The positioning of Reform UK’s development in relation to overseas interests is at odds with the earlier rhetoric of national sovereignty. If ever there were a moment of amnesia in British politics, it is now. Given this focusing on the idiosyncratic turns of overseas business people, perhaps the government can seize the moment and complete an aspect of Brexit’s failed project that did have one moral feature: ensuring that it was the British people who should finance British politics.
While Brexit is thought to have failed – thankfully – what would help is confronting the issue of political funding to help sustain British sovereignty.
Miguel Martinez Lucio
Leeds
Elon Musk’s recent interventions into UK politics have been staggering. It was striking to me that he should be calling for a UK public inquiry. As a media lawyer, I am reminded of the Leveson inquiry, formed in 2011 after the phone-hacking scandal, which investigated the connection between press and politicians.
Leveson found “the evidence clearly demonstrates that over the last 30-35 years and probably much longer, the political parties of UK national government and of the UK official opposition, have had or developed too close a relationship with the press in a way that has not been in the public interest”.
He found that the connection created a perception of a conflict of interest (in both directions: the responsibility of the press to hold politicians to account, and politicians’ responsibility to hold the press to account on issues such as regulation and media policy). He recommended steps to impose transparency on these relationships.

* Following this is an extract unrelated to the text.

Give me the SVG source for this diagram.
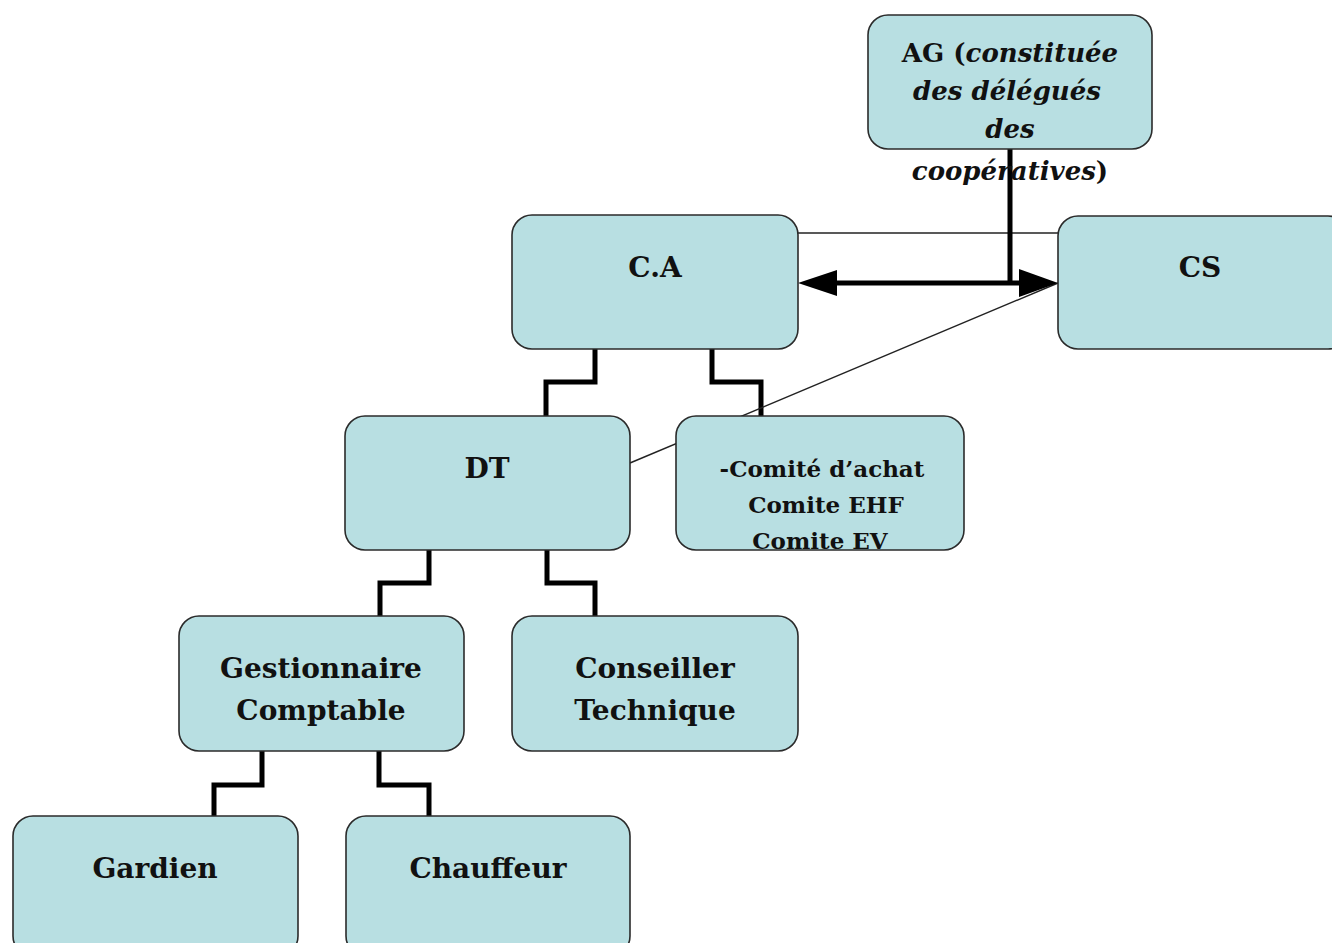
<svg xmlns="http://www.w3.org/2000/svg" width="1332" height="943" viewBox="0 0 1332 943">
<style>
.box{fill:#b8dfe2;stroke:#2b2b2b;stroke-width:1.6}
.t{font-family:"DejaVu Serif",serif;font-weight:bold;font-size:28px;fill:#111;text-anchor:middle}
.a{font-size:26px}
.s{font-size:23px}
.i{font-style:italic}
.elb{fill:none;stroke:#000;stroke-width:5}
.thin{fill:none;stroke:#222;stroke-width:1.4}
</style>
<defs>
<clipPath id="cc"><rect x="676" y="416" width="288" height="134" rx="20"/></clipPath>
</defs>
<rect width="1332" height="943" fill="#fff"/>
<g id="connectors">
<path class="elb" d="M595,349 V382 H546 V416"/>
<path class="elb" d="M712,349 V382 H761 V416"/>
<path class="elb" d="M429,550 V583 H380 V616"/>
<path class="elb" d="M547,550 V583 H595 V616"/>
<path class="elb" d="M262,751 V785 H214 V816"/>
<path class="elb" d="M379,751 V785 H429 V816"/>
<path class="thin" d="M798,233 H1058"/>
<path class="thin" d="M630,463 L1058,283"/>
<path d="M836,283 H1020" stroke="#000" stroke-width="5" fill="none"/>
<path d="M798,283 L837,270 L837,296 Z" fill="#000"/>
<path d="M1058,283 L1019,269 L1019,297 Z" fill="#000"/>
<path d="M1010,149 V285" stroke="#000" stroke-width="5" fill="none"/>
</g>
<g id="ag">
<rect class="box" x="868" y="15" width="284" height="134" rx="20"/>
<text class="t a" x="1010" y="62">AG (<tspan class="i">constituée</tspan></text>
<text class="t a i" x="1007" y="100">des délégués</text>
<text class="t a i" x="1010" y="138">des</text>
<text class="t a" x="1010" y="180"><tspan class="i">coopératives</tspan>)</text>
</g>
<g id="ca">
<rect class="box" x="512" y="215" width="286" height="134" rx="20"/>
<text class="t" x="655" y="277">C.A</text>
</g>
<g id="cs">
<rect class="box" x="1058" y="216" width="290" height="133" rx="20"/>
<text class="t" x="1200" y="277">CS</text>
</g>
<g id="dt">
<rect class="box" x="345" y="416" width="285" height="134" rx="20"/>
<text class="t" x="487" y="478">DT</text>
</g>
<g id="comites">
<rect class="box" x="676" y="416" width="288" height="134" rx="20"/>
<g clip-path="url(#cc)">
<text class="t s" x="822" y="477">-Comité d’achat</text>
<text class="t s" x="826" y="513">Comite EHF</text>
<text class="t s" x="820" y="549">Comite EV</text>
</g>
</g>
<g id="gestionnaire">
<rect class="box" x="179" y="616" width="285" height="135" rx="20"/>
<text class="t" x="321" y="678">Gestionnaire</text>
<text class="t" x="321" y="720">Comptable</text>
</g>
<g id="conseiller">
<rect class="box" x="512" y="616" width="286" height="135" rx="20"/>
<text class="t" x="655" y="678">Conseiller</text>
<text class="t" x="655" y="720">Technique</text>
</g>
<g id="gardien">
<rect class="box" x="13" y="816" width="285" height="140" rx="20"/>
<text class="t" x="155" y="878">Gardien</text>
</g>
<g id="chauffeur">
<rect class="box" x="346" y="816" width="284" height="140" rx="20"/>
<text class="t" x="488" y="878">Chauffeur</text>
</g>
</svg>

Musk’s role in Donald Trump’s team and his intervention into UK politics makes the discreet kitchen-supper relationships of UK editors and politicians of the early 2000s seem beyond innocent. But painful lessons were learned when those relationships were exposed. The media landscape has changed dramatically since then and is under new control. We are now witnessing what it looks like when political leadership and media ownership combine on a dramatic scale. In the UK, we must use our experience to oppose Musk’s interventions, irrespective of the political, financial and diplomatic risks that brings.
Dominic Crossley
Partner, Payne Hicks Beach
Does anyone else share my feeling that we’re all being gaslit? Musk’s criticism of Farage is having the effect of making Farage look like a moderate. Surely this is their intention. Musk has nothing to lose with this good cop/bad cop ploy, and Farage everything to gain. Or am I giving the self-obsessed billionaire and the sycophantic “politician” too much credit?